- [Supplied data]:
....

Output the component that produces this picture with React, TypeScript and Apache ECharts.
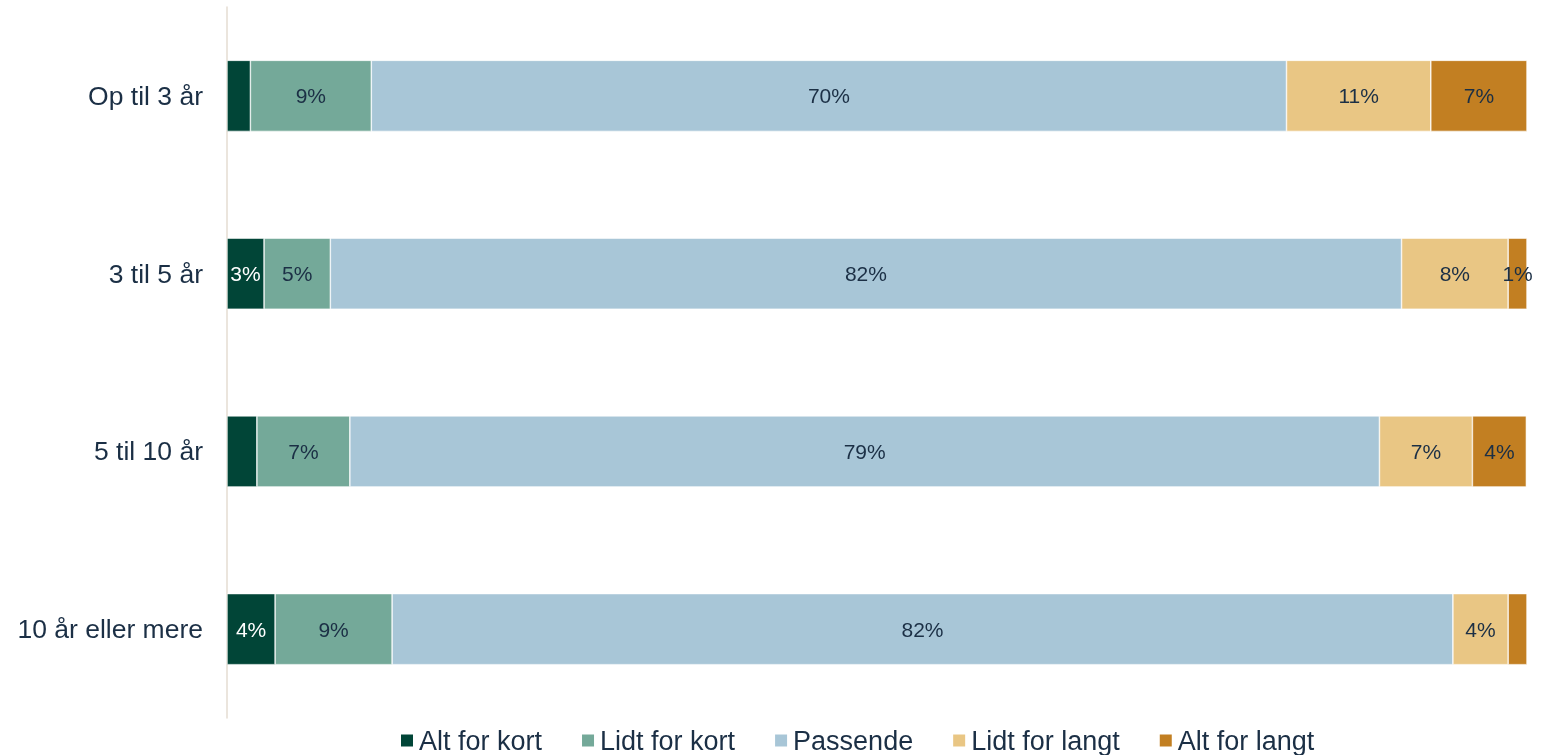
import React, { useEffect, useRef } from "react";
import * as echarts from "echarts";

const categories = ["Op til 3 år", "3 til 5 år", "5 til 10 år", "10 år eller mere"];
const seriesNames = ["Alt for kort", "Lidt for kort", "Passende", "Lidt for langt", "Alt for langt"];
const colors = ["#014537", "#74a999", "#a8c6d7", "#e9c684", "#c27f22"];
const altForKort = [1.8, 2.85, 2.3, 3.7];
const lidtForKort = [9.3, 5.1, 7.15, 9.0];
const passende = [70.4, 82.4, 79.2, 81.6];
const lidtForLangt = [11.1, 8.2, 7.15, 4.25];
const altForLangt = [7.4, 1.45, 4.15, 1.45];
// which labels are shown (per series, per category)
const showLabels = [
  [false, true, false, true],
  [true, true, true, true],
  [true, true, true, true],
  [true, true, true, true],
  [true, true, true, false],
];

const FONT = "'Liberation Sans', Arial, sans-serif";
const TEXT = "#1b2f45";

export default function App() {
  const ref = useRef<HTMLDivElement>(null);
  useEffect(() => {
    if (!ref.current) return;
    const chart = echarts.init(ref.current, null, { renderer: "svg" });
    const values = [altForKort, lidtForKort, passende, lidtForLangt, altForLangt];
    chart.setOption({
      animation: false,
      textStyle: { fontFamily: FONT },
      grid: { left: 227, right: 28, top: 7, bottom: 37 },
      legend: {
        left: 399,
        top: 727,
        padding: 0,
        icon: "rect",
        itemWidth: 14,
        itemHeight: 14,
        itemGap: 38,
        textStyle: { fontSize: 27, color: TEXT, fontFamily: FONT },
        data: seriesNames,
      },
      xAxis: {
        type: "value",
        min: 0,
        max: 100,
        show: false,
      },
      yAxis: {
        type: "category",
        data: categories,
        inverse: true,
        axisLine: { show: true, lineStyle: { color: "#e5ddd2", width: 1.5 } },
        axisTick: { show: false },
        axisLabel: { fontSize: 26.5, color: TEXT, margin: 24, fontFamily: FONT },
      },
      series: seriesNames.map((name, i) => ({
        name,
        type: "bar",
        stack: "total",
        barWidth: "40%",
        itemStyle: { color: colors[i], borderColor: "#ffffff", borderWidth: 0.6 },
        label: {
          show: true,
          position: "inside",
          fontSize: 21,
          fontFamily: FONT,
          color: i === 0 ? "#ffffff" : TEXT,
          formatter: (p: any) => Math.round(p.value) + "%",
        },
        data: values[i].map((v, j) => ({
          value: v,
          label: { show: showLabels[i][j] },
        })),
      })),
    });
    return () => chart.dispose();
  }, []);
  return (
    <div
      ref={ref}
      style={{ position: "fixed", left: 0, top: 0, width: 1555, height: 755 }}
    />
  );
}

....

- [What you need to do]:
Are you able to set down all the lines above exactly, without any pictures?

- [Solution to this task]:
Output the component that produces this picture with React, TypeScript and Apache ECharts.
import React, { useEffect, useRef } from "react";
import * as echarts from "echarts";

const categories = ["Op til 3 år", "3 til 5 år", "5 til 10 år", "10 år eller mere"];
const seriesNames = ["Alt for kort", "Lidt for kort", "Passende", "Lidt for langt", "Alt for langt"];
const colors = ["#014537", "#74a999", "#a8c6d7", "#e9c684", "#c27f22"];
const altForKort = [1.8, 2.85, 2.3, 3.7];
const lidtForKort = [9.3, 5.1, 7.15, 9.0];
const passende = [70.4, 82.4, 79.2, 81.6];
const lidtForLangt = [11.1, 8.2, 7.15, 4.25];
const altForLangt = [7.4, 1.45, 4.15, 1.45];
// which labels are shown (per series, per category)
const showLabels = [
  [false, true, false, true],
  [true, true, true, true],
  [true, true, true, true],
  [true, true, true, true],
  [true, true, true, false],
];

const FONT = "'Liberation Sans', Arial, sans-serif";
const TEXT = "#1b2f45";

export default function App() {
  const ref = useRef<HTMLDivElement>(null);
  useEffect(() => {
    if (!ref.current) return;
    const chart = echarts.init(ref.current, null, { renderer: "svg" });
    const values = [altForKort, lidtForKort, passende, lidtForLangt, altForLangt];
    chart.setOption({
      animation: false,
      textStyle: { fontFamily: FONT },
      grid: { left: 227, right: 28, top: 7, bottom: 37 },
      legend: {
        left: 399,
        top: 727,
        padding: 0,
        icon: "rect",
        itemWidth: 14,
        itemHeight: 14,
        itemGap: 38,
        textStyle: { fontSize: 27, color: TEXT, fontFamily: FONT },
        data: seriesNames,
      },
      xAxis: {
        type: "value",
        min: 0,
        max: 100,
        show: false,
      },
      yAxis: {
        type: "category",
        data: categories,
        inverse: true,
        axisLine: { show: true, lineStyle: { color: "#e5ddd2", width: 1.5 } },
        axisTick: { show: false },
        axisLabel: { fontSize: 26.5, color: TEXT, margin: 24, fontFamily: FONT },
      },
      series: seriesNames.map((name, i) => ({
        name,
        type: "bar",
        stack: "total",
        barWidth: "40%",
        itemStyle: { color: colors[i], borderColor: "#ffffff", borderWidth: 0.6 },
        label: {
          show: true,
          position: "inside",
          fontSize: 21,
          fontFamily: FONT,
          color: i === 0 ? "#ffffff" : TEXT,
          formatter: (p: any) => Math.round(p.value) + "%",
        },
        data: values[i].map((v, j) => ({
          value: v,
          label: { show: showLabels[i][j] },
        })),
      })),
    });
    return () => chart.dispose();
  }, []);
  return (
    <div
      ref={ref}
      style={{ position: "fixed", left: 0, top: 0, width: 1555, height: 755 }}
    />
  );
}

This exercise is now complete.